This is an example of free flow writing which came as a combination of prompting from Dian Reid's authentic realities June Blog challenge and Bindu Wiles 21*5*800 Yoga/Writing experience.
Phew and Yay. I am exhausted and exhilarated all it once so I simply MUST share with you here.
Discovering wilderness within walking distance is a sort of specialty of mine. I can find the places that stir up the soil, that trudge back through ages and generations of seeds and plants and trees and buzzing around on the wings of insects and the loud cacophany of frogs belching and cat paw prowling and wind rustling the trees free, leaves applauding in that sacred God sound which, quite frankly, scares some people and leaves me in silent delight and praise and shouts of "Woo hoo! There is wilderness within walking distance" no matter where you are, right now, there is wilderness.

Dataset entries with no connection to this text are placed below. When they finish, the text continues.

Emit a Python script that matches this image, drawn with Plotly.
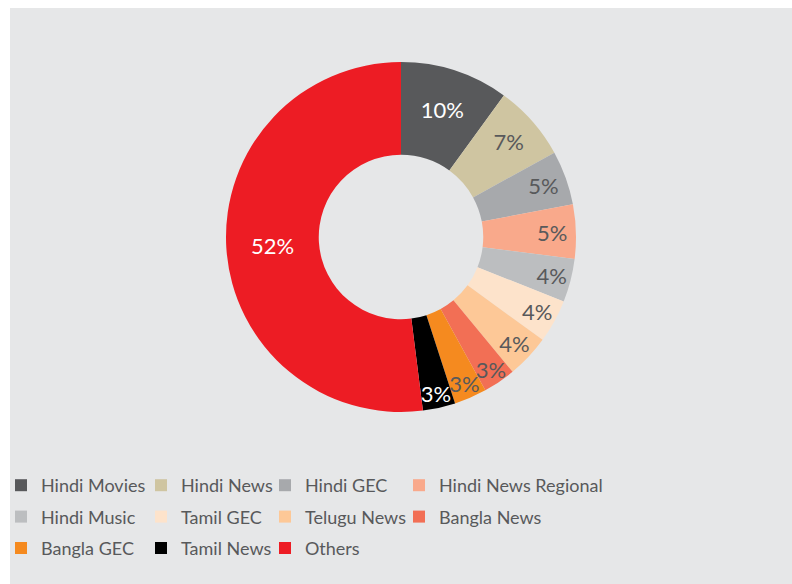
import plotly.graph_objects as go

channels = ["Hindi Movies", "Hindi News", "Hindi GEC", "Hindi News Regional",
            "Hindi Music", "Tamil GEC", "Telugu News", "Bangla News",
            "Bangla GEC", "Tamil News", "Others"]
shares = [10, 7, 5, 5, 4, 4, 4, 3, 3, 3, 52]
colors = ["#58595b", "#cfc5a1", "#a7a9ac", "#f9a98b", "#bcbec0", "#fde3cb",
          "#fdc897", "#f26f55", "#f58a1f", "#000000", "#ed1c24"]
text_colors = ["#ffffff", "#58595b", "#58595b", "#58595b", "#58595b", "#58595b",
               "#58595b", "#58595b", "#58595b", "#ffffff", "#ffffff"]

W, H = 792, 584
FONT = "Lato, Roboto, sans-serif"
GREY = "#58595b"

# donut centre (401, 237), outer radius 175 px
cx, cy, r = 401, 237, 175

fig = go.Figure()
fig.add_trace(go.Pie(
    labels=channels,
    values=shares,
    hole=0.47,
    sort=False,
    direction="clockwise",
    rotation=0,
    marker=dict(colors=colors, line=dict(width=0)),
    texttemplate="%{value}%",
    textposition="inside",
    insidetextorientation="horizontal",
    textfont=dict(family=FONT, size=22, color=text_colors),
    hoverinfo="label+percent",
    showlegend=False,
    domain=dict(x=[(cx - r) / W, (cx + r) / W],
                y=[1 - (cy + r) / H, 1 - (cy - r) / H]),
))

# legend: four columns of uneven width, one legend box per column
col_left = [1, 141, 265, 399]
legend_names = ["legend", "legend2", "legend3", "legend4"]
for i, (name, color) in enumerate(zip(channels, colors)):
    fig.add_trace(go.Scatter(
        x=[None], y=[None], mode="markers", name=name,
        marker=dict(symbol="square", size=12, color=color, line=dict(width=0)),
        legend=legend_names[i % 4], legendgroup=name, hoverinfo="skip",
    ))

legend_style = dict(
    orientation="v", xanchor="left", y=1 - 467 / H, yanchor="top",
    tracegroupgap=5, bgcolor="rgba(0,0,0,0)",
    font=dict(family=FONT, size=18, color=GREY),
)

fig.update_layout(
    width=W, height=H,
    margin=dict(l=0, r=0, t=0, b=0),
    paper_bgcolor="#ffffff",
    plot_bgcolor="rgba(0,0,0,0)",
    font=dict(family=FONT, color=GREY),
    uniformtext=dict(minsize=22, mode="show"),
    xaxis=dict(visible=False),
    yaxis=dict(visible=False),
    shapes=[dict(type="rect", xref="paper", yref="paper", x0=10 / W, x1=1,
                 y0=0, y1=1 - 8 / H, fillcolor="#e6e7e8", line=dict(width=0),
                 layer="below")],
    **{ln: dict(legend_style, x=left / W) for ln, left in zip(legend_names, col_left)},
)

# the page body has an 8px default margin; drop it so the figure fills the window
fig.write_html("out.html", config={"displayModeBar": False},
               post_script="document.body.style.margin = '0';")
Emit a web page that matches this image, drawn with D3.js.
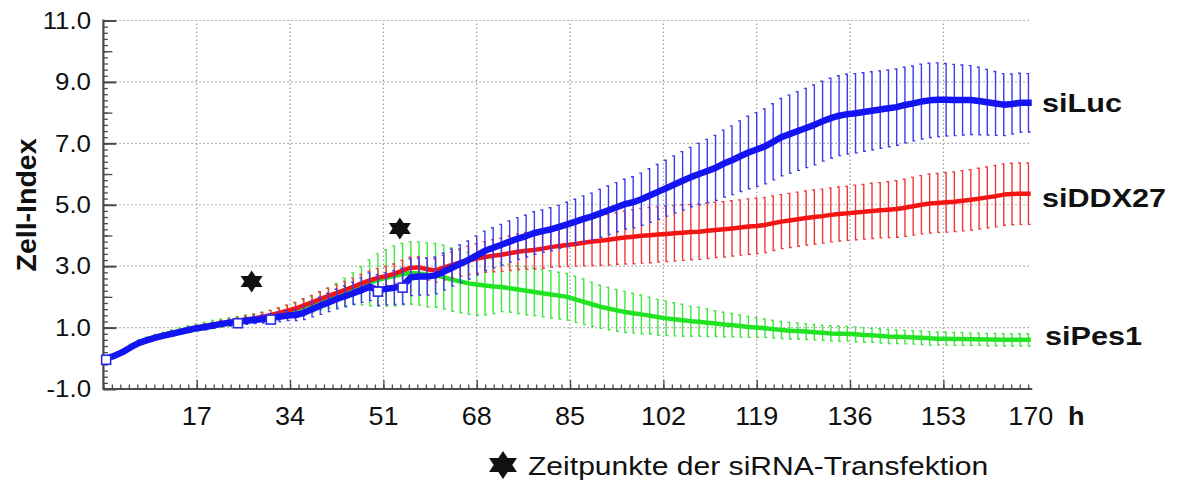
<!DOCTYPE html>
<html>
<head>
<meta charset="utf-8">
<script src="https://cdnjs.cloudflare.com/ajax/libs/d3/7.8.5/d3.min.js"></script>
<style>
  body { margin: 0; background: #fff; }
  svg { display: block; }
  text { font-family: "Liberation Sans", Arial, sans-serif; fill: #111; }
</style>
</head>
<body>
<div id="chart"></div>
<script>
// sampling hours of the impedance readings
const hours = [
  0.5,2,3.5,5,6.5,8,9.5,11,12.5,14,
  15.5,17,18.5,20,21.5,23,24.5,26,27.5,29,
  30.5,32,33.5,35,36.5,38,39.5,41,42.5,44,
  45.5,47,48.5,50,51.5,53,54.5,56,57.5,59,
  60.5,62,63.5,65,66.5,68,69.5,71,72.5,74,
  75.5,77,78.5,80,81.5,83,84.5,86,87.5,89,
  90.5,92,93.5,95,96.5,98,99.5,101,102.5,104,
  105.5,107,108.5,110,111.5,113,114.5,116,117.5,119,
  120.5,122,123.5,125,126.5,128,129.5,131,132.5,134,
  135.5,137,138.5,140,141.5,143,144.5,146,147.5,149,
  150.5,152,153.5,155,156.5,158,159.5,161,162.5,164,
  165.5,167,168.5
];

const siLucMean = [
  0.00,0.08,0.20,0.36,0.50,0.59,0.67,0.74,0.80,0.86,
  0.92,0.98,1.02,1.07,1.12,1.16,1.19,1.22,1.25,1.28,
  1.31,1.35,1.39,1.41,1.48,1.60,1.71,1.82,1.93,2.02,
  2.12,2.22,2.33,2.22,2.26,2.30,2.35,2.64,2.66,2.66,
  2.70,2.82,2.95,3.08,3.20,3.35,3.50,3.60,3.70,3.80,
  3.90,3.98,4.08,4.14,4.20,4.28,4.36,4.45,4.54,4.62,
  4.72,4.82,4.92,5.02,5.08,5.18,5.30,5.42,5.54,5.66,
  5.78,5.90,6.00,6.10,6.20,6.34,6.45,6.58,6.70,6.80,
  6.90,7.05,7.20,7.30,7.40,7.50,7.60,7.72,7.82,7.90,
  7.95,7.98,8.02,8.06,8.10,8.14,8.18,8.25,8.30,8.36,
  8.40,8.42,8.42,8.41,8.41,8.41,8.38,8.34,8.30,8.26,
  8.28,8.32,8.32
];
const siLucErr = [
  0.04,0.04,0.05,0.05,0.05,0.05,0.06,0.06,0.06,0.06,
  0.07,0.07,0.08,0.08,0.08,0.09,0.10,0.11,0.12,0.13,
  0.14,0.15,0.16,0.18,0.22,0.25,0.28,0.30,0.32,0.34,
  0.36,0.40,0.45,0.50,0.52,0.55,0.58,0.60,0.60,0.60,
  0.60,0.60,0.60,0.61,0.62,0.63,0.64,0.65,0.66,0.67,
  0.68,0.68,0.69,0.69,0.70,0.70,0.72,0.73,0.75,0.76,
  0.78,0.79,0.80,0.81,0.83,0.85,0.87,0.89,0.91,0.93,
  0.95,0.97,1.00,1.03,1.06,1.09,1.12,1.15,1.18,1.20,
  1.22,1.24,1.26,1.27,1.28,1.29,1.30,1.30,1.30,1.30,
  1.30,1.29,1.28,1.27,1.26,1.25,1.24,1.23,1.22,1.22,
  1.21,1.20,1.18,1.16,1.14,1.12,1.10,1.07,1.04,1.01,
  0.98,0.96,0.95
];

const siDDX27Mean = [
  0.00,0.08,0.21,0.37,0.51,0.60,0.68,0.75,0.81,0.87,
  0.93,0.99,1.03,1.08,1.13,1.17,1.22,1.26,1.30,1.35,
  1.41,1.48,1.55,1.62,1.72,1.82,1.93,2.03,2.13,2.23,
  2.33,2.44,2.54,2.62,2.68,2.75,2.86,2.95,2.96,2.90,
  2.86,2.95,3.04,3.12,3.19,3.25,3.30,3.34,3.37,3.42,
  3.47,3.50,3.53,3.57,3.62,3.66,3.69,3.72,3.76,3.80,
  3.83,3.86,3.90,3.93,3.96,3.99,4.01,4.03,4.05,4.07,
  4.09,4.11,4.12,4.15,4.18,4.20,4.23,4.26,4.29,4.31,
  4.34,4.40,4.45,4.49,4.53,4.57,4.60,4.63,4.67,4.70,
  4.72,4.75,4.77,4.80,4.82,4.84,4.86,4.90,4.95,5.00,
  5.04,5.06,5.08,5.10,5.13,5.16,5.20,5.24,5.28,5.33,
  5.35,5.36,5.36
];
const siDDX27Err = [
  0.04,0.04,0.05,0.05,0.05,0.06,0.06,0.06,0.07,0.07,
  0.08,0.08,0.09,0.09,0.10,0.10,0.11,0.12,0.13,0.14,
  0.15,0.16,0.18,0.20,0.22,0.23,0.24,0.25,0.26,0.27,
  0.28,0.29,0.30,0.30,0.31,0.32,0.33,0.34,0.35,0.36,
  0.38,0.40,0.42,0.44,0.46,0.48,0.50,0.52,0.54,0.56,
  0.58,0.60,0.62,0.64,0.66,0.68,0.70,0.72,0.75,0.78,
  0.80,0.82,0.84,0.86,0.88,0.89,0.90,0.90,0.90,0.90,
  0.90,0.90,0.90,0.90,0.90,0.90,0.90,0.90,0.90,0.90,
  0.90,0.89,0.88,0.88,0.88,0.88,0.88,0.88,0.88,0.88,
  0.88,0.89,0.89,0.90,0.90,0.91,0.92,0.93,0.94,0.95,
  0.96,0.96,0.97,0.97,0.98,0.98,0.99,0.99,1.00,1.00,
  1.00,1.00,1.00
];

const siPes1Mean = [
  0.00,0.09,0.22,0.39,0.53,0.62,0.70,0.77,0.83,0.89,
  0.95,1.00,1.05,1.10,1.14,1.18,1.22,1.26,1.30,1.34,
  1.39,1.45,1.52,1.58,1.66,1.76,1.86,1.96,2.06,2.16,
  2.26,2.36,2.46,2.55,2.62,2.68,2.74,2.78,2.76,2.72,
  2.70,2.64,2.56,2.50,2.44,2.40,2.37,2.34,2.32,2.28,
  2.24,2.20,2.16,2.12,2.08,2.04,2.00,1.92,1.84,1.76,
  1.68,1.62,1.56,1.51,1.47,1.43,1.39,1.34,1.30,1.27,
  1.24,1.21,1.19,1.16,1.13,1.10,1.08,1.05,1.02,1.00,
  0.98,0.95,0.92,0.90,0.89,0.87,0.85,0.83,0.81,0.80,
  0.80,0.78,0.76,0.75,0.73,0.71,0.70,0.69,0.68,0.67,
  0.65,0.64,0.64,0.63,0.63,0.62,0.62,0.61,0.61,0.60,
  0.60,0.60,0.60
];
const siPes1Err = [
  0.05,0.05,0.06,0.06,0.07,0.07,0.08,0.08,0.09,0.10,
  0.11,0.12,0.12,0.13,0.13,0.14,0.14,0.15,0.15,0.16,
  0.17,0.18,0.20,0.22,0.24,0.26,0.28,0.32,0.38,0.45,
  0.52,0.62,0.75,0.85,0.92,0.98,1.00,1.02,1.03,1.04,
  1.04,1.04,1.03,1.02,1.01,1.00,0.95,0.88,0.80,0.78,
  0.78,0.78,0.77,0.77,0.77,0.76,0.76,0.75,0.74,0.72,
  0.70,0.69,0.68,0.67,0.65,0.63,0.60,0.58,0.56,0.54,
  0.52,0.49,0.47,0.45,0.42,0.40,0.38,0.36,0.34,0.32,
  0.30,0.29,0.28,0.27,0.26,0.26,0.25,0.25,0.25,0.25,
  0.24,0.24,0.24,0.23,0.23,0.23,0.22,0.22,0.22,0.22,
  0.22,0.21,0.21,0.21,0.21,0.20,0.20,0.20,0.20,0.20,
  0.20,0.20,0.20
];

// medium-change marks on the siLuc trace, transfection time points
const markerHours = [0.5, 24.5, 30.5, 50, 54.5];
const transfectionHours = [27, 54];
const transfectionLevel = [2.5, 4.23];

const xTickLabels = ["17","34","51","68","85","102","119","136","153","170"];
const yTickLabels = ["-1.0","1.0","3.0","5.0","7.0","9.0","11.0"];

const W = 1181, H = 481;
const svg = d3.select("#chart").append("svg").attr("width", W).attr("height", H);

const x = d3.scaleLinear().domain([0, 170]).range([103.4, 1036.7]);
const y = d3.scaleLinear().domain([-1, 11]).range([389, 20.5]);
const xEnd = 169.2;

const series = [
  {name: "siPes1", mean: siPes1Mean, err: siPes1Err, line: "#22e322", bar: "#3ee63e", lw: 4.5},
  {name: "siDDX27", mean: siDDX27Mean, err: siDDX27Err, line: "#f51414", bar: "#f03a3a", lw: 4.5},
  {name: "siLuc", mean: siLucMean, err: siLucErr, line: "#1414f2", bar: "#3c3cee", lw: 6.5}
];

// dotted grid
const grid = svg.append("g").attr("stroke", "#9a9a9a").attr("stroke-width", 1.2)
  .attr("stroke-dasharray", "1.4,2.6");
grid.selectAll(".gy").data(yTickLabels.map(Number).filter(v => v > -1)).enter().append("line")
  .attr("x1", x(0)).attr("x2", x(xEnd) - 2)
  .attr("y1", d => y(d)).attr("y2", d => y(d));
grid.selectAll(".gx").data(xTickLabels.map(Number).filter(v => v < 170)).enter().append("line")
  .attr("x1", d => x(d)).attr("x2", d => x(d))
  .attr("y1", y(-1)).attr("y2", y(11));

// axes: ticks point inward
const axisCol = "#4a4a4a";
function styleAxis(g) {
  g.select(".domain").remove();
  g.selectAll(".tick line").attr("stroke", axisCol).attr("stroke-width", 1.3);
  g.selectAll(".tick text").remove();
}
const yMinor = d3.range(-1, 11.01, 0.2).map(v => +v.toFixed(1));
svg.append("g").attr("transform", `translate(${x(0)},0)`)
  .call(d3.axisLeft(y).tickValues(yMinor).tickSize(-4.5)).call(styleAxis);
svg.append("g").attr("transform", `translate(${x(0)},0)`)
  .call(d3.axisLeft(y).tickValues(d3.range(0, 11, 2)).tickSize(-9)).call(styleAxis);
svg.append("g").attr("transform", `translate(${x(0)},0)`)
  .call(d3.axisLeft(y).tickValues(yTickLabels.map(Number)).tickSize(-13)).call(styleAxis)
  .selectAll(".tick line").attr("stroke-width", 2);

const xMinor = d3.range(0, xEnd, 17 / 11);
svg.append("g").attr("transform", `translate(0,${y(-1)})`)
  .call(d3.axisBottom(x).tickValues(xMinor).tickSize(-4.5)).call(styleAxis);
svg.append("g").attr("transform", `translate(0,${y(-1)})`)
  .call(d3.axisBottom(x).tickValues(xTickLabels.map(Number).filter(v => v < 170)).tickSize(-9)).call(styleAxis);

svg.append("line").attr("x1", x(0)).attr("x2", x(0)).attr("y1", y(11) - 1).attr("y2", y(-1) + 1)
  .attr("stroke", axisCol).attr("stroke-width", 2.2);
svg.append("line").attr("x1", x(0)).attr("x2", x(xEnd)).attr("y1", y(-1)).attr("y2", y(-1))
  .attr("stroke", axisCol).attr("stroke-width", 2.2);

// text helper (source picture is stretched a little horizontally)
function label(txt, x0, y0, size, anchor, weight, sx) {
  return svg.append("text")
    .attr("transform", `translate(${x0},${y0}) scale(${sx},1)`)
    .attr("text-anchor", anchor).attr("font-size", size)
    .attr("font-weight", weight).text(txt);
}

yTickLabels.forEach(t => label(t, 91, y(+t) + 8.3, 23.5, "end", "normal", 1.1));
xTickLabels.forEach(t => label(t, x(+t) - (t === "170" ? 6 : 0), 425, 25, "middle", "normal", 1.08));
label("h", 1068, 425, 25, "start", "bold", 1.08);

svg.append("text")
  .attr("transform", "translate(36,205) rotate(-90)")
  .attr("text-anchor", "middle").attr("font-size", 28.5).attr("font-weight", "bold")
  .text("Zell-Index");

// series: error bars then mean trace
const line = d3.line().x((d, i) => x(hours[i])).y(d => y(d)).curve(d3.curveLinear);
series.forEach(s => {
  const g = svg.append("g").attr("class", s.name);
  g.selectAll("path.err").data(s.mean).enter().append("path")
    .attr("class", "err")
    .attr("d", (d, i) => {
      const px = x(hours[i]), yt = y(d + s.err[i]), yb = y(d - s.err[i]);
      return `M${px - 2.2},${yt}H${px}V${yb}H${px + 2.2}`;
    })
    .attr("fill", "none").attr("stroke", s.bar).attr("stroke-width", 1.4);
  g.append("path").datum(s.mean).attr("d", line)
    .attr("fill", "none").attr("stroke", s.line).attr("stroke-width", s.lw)
    .attr("stroke-linejoin", "round").attr("stroke-linecap", "square");
});

// hollow square marks on siLuc
svg.selectAll("rect.mark").data(markerHours).enter().append("rect")
  .attr("class", "mark")
  .attr("x", d => x(d) - 4.5)
  .attr("y", d => y(siLucMean[hours.indexOf(d)]) - 3)
  .attr("width", 9).attr("height", 9)
  .attr("fill", "#fff").attr("stroke", "#2a2af0").attr("stroke-width", 1.6);

// six-pointed stars
function hexagram(r) {
  const tri = a0 => d3.range(3).map(k => {
    const a = (a0 + k * 120) * Math.PI / 180;
    return [r * Math.cos(a), r * Math.sin(a)];
  });
  return [tri(-90), tri(90)].map(p => "M" + p.join("L") + "Z").join("");
}
svg.selectAll("path.star").data(transfectionHours).enter().append("path")
  .attr("class", "star")
  .attr("transform", (d, i) => `translate(${x(d)},${y(transfectionLevel[i])}) scale(1.15,1)`)
  .attr("d", hexagram(11)).attr("fill", "#111");

// series names
label("siLuc", 1042, 112, 25.5, "start", "bold", 1.2);
label("siDDX27", 1042, 207, 25.5, "start", "bold", 1.2);
label("siPes1", 1045, 345, 25.5, "start", "bold", 1.2);

// legend
svg.append("path").attr("transform", "translate(503,465) scale(1.15,1)")
  .attr("d", hexagram(14)).attr("fill", "#111");
label("Zeitpunkte der siRNA-Transfektion", 528, 475, 25.5, "start", "normal", 1.18);
</script>
</body>
</html>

I feel the wilderness within me heat up at the attention. They are lining up, those characters, waiting for me to point and explain, let them do a little curtsie or bow or the like. My spell check doesn't like the word "curtsie" or "curtsey" so I am trusting you will know what I mean.
The wilderness inside me makes my fingers move into places they don't want to go with the words, places that might make "regular" people squirm with discomfort because what I need to say, what my wilderness needs to say, isn't polite or isn't what is expected or hoped for or what conventional wisdom lines up to say.
My wilderness pushes me into the "I have to do it, I can't leave it unsaid" wind and I fly along it, words falling in nice, conventional looking lines but sounding completely unconventional and sometimes I can't remember writing them in the first place but the message hits me someplace in the solar plexis. Today, my friend choked through gutteral sobs when she read a poem I wrote that felt so impolite to write.
My wilderness called me last Thursday, when I was supposed to be going to Angela's house for girl's night and I was more than an hour late before I even left and the wilderness said, "The sun is setting, Julie - go to where you know you will find me..."
It is irresistible, this wilderness.
I followed its call to one of my favorite tucked away spots most people here in Bakersfield don't know about, well, unless you are a crack-head or perhaps cruising or maybe, just into creative ecstatic moments, like me, who when she meets crack heads or cruisers talk to me and say, "Oh, yeah, you don't need any chemicals to get high because you sort of always walk around... nearly high or very high, anyway."
So there I was, following the call of sunset and I found wilderness. At least three times. I found it as I made my way towards the quickly rushing river. In Bakersfield, where those words "quick" and "river" don't usually go together because our town is jokingly referred to as "Bakersfield - A Riverbed Runs Through It."
I have often written about the river bed. I love it, devoid of water and I love it, filled with water. I love its presence and I love the absence of water, too. I am looking forward, today, when the wild water leaves and its wild aromas are left in its wake.
The other night, though, what I found was wilderness under my feet as I walked to my favorite spot and realized the river was underneath my feet, which looked like they were on stable ground, sandy and stable. The beach was gone and the river was reaching its fingers underneath the soil, like an older person reaches its fingers underneath the babies chin to get to it.
It was surreal. I stood, giggling a bit hysterically, feeling the mad-racing river underneath me. It had seeped through to my left and was full raging on my right. I stood, and laughed and stood and shouted, defiantly and joyfully. It was as blissful as any moment has been. It took a while to leave, but after the sun posed for a photo I had to move along, I knew my friends were waiting.
I walked slowly away from the river toward my car, toward civilization when a bunny friend hopped to the edge of the path. She saw me and looked me up and down. I stopped and stood completely still, breathing "Namaste" toward the bunny. She nodded back at me, or seemed to, and nibbled the leaves without caution.
She seemed to understand that I was a wilderness being, too, no need to fear, and along came a friend of hers, who saw me, too. He ate a bit, nodded to the first bunny, no sound whatsoever.
I was near tears at this point. "What about me has changed?" I asked the bunnies aloud, "That you would be willing to be with me like this?"
The threatening tears became a river of tears, coursing down my face when a third bunny approached and stood, closest to me, and just stood. Enjoying the moment of togetherness.
I have seen bunnies before, they are common in my favorite local places, but I have never seen wild bunnies be completely present with me as these bunnies were being.
It was too quick when we heard other humans approaching. My tears evaporated and the bunnies hopped away, but not before my third bunny friend pointed me to the first moon blossoms of the season. Moon blossoms - my favorite wild flower - were spotted right when two horses and riders ambled up the path. The riders were smoking and talking loudly, their phone ear pieces poised for that oh-so-important call that couldn't be missed when visiting the wilderness, after all.
I smiled and greeted them, still on cloud 27 from my wilderness experience of the river, reclaiming the soil and the animals, reclaiming me.